Existing State Approaches
A handful states have sought to resolve those challenges through the legislative process. Rather than wait for courts to hash out the ownership details and the scale of potential liabilities, Wyoming, North Dakota, Montana, Louisiana, and Nebraska, for example, have addressed these problems head on.
Although the legislative approaches differ somewhat between the jurisdictions, the states have generally determined the pore space ownership issue in favor the surface owner. Wyoming, North Dakota, and Nebraska set this trend, which tracks with the approach taken by a majority of courts addressing the issue, albeit in different contexts. Further, these states provide clarity regarding the transferability of pore space rights and the requirements for accomplishing such a transfer. Montana is an interesting exception. There, the legislature merely created a rebuttable presumption that the surface owner owns the pore space.
To counter the potential for a recalcitrant surface owner to stymie a CCS operation, several states have adopted tools from the oil and gas playbook: pooling and unitization. Pooling and unitization generally refer to a process by which a CCS entity can forcibly aggregate all of the owners — in the oil and gas context, mineral owners — in a particular area to allow for development to proceed. Typically, to proceed with either option, the project proponent needs to have obtained the authorization from a specified percentage of the owners within the project area. Through this process, the project proponent may proceed with development despite the objection of individual pore space owners.
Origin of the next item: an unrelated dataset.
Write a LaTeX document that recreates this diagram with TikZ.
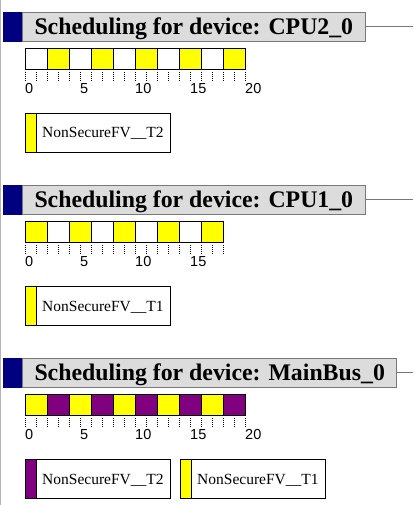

Wyoming, North Dakota, Montana, Nebraska, Kentucky, and West Virginia have all repurposed the pooling and unitization concept for CCS development. The landowner authorization thresholds for taking advantage of the pooling process range from 51% to 80%. Each of these states also require compensation for the nonconsenting pore space owners. Further, these jurisdictions generally impose a requirement that the CCS entity engage in good faith negotiations with all surface owners prior to pursuing pooling.
Colorado’s Missed Opportunity
Colorado, however, stopped short of providing certainty to the CCS industry. Senate Bill 23-016 (“SB-16”), signed into law by Governor Jared Polis earlier this month, avoids addressing the issues of pore space ownership, pooling, and several other issues identified in the COGCC Proposal. Instead, SB-16 limits its focus to authorizing the COGCC to seek primacy over the permitting of Class VI injection wells, which are used for CCS and administered by the EPA under the Safe Drinking Water Act. While no doubt an important step since obtaining primacy is a time-consuming process — only Wyoming and North Dakota have secured primacy — it is a half measure in the State’s fight to decarbonize its energy sources.
Colorado’s significant decarbonation objectives in 2030, 2035, and beyond are laudable, but meeting them will require carbon reductions wherever possible. The COGCC proposal and the actions of Colorado’s regional neighbors provide a useful starting point for removing uncertainty from a CCS industry that seems poised to increase its role in the nation’s decarbonization efforts.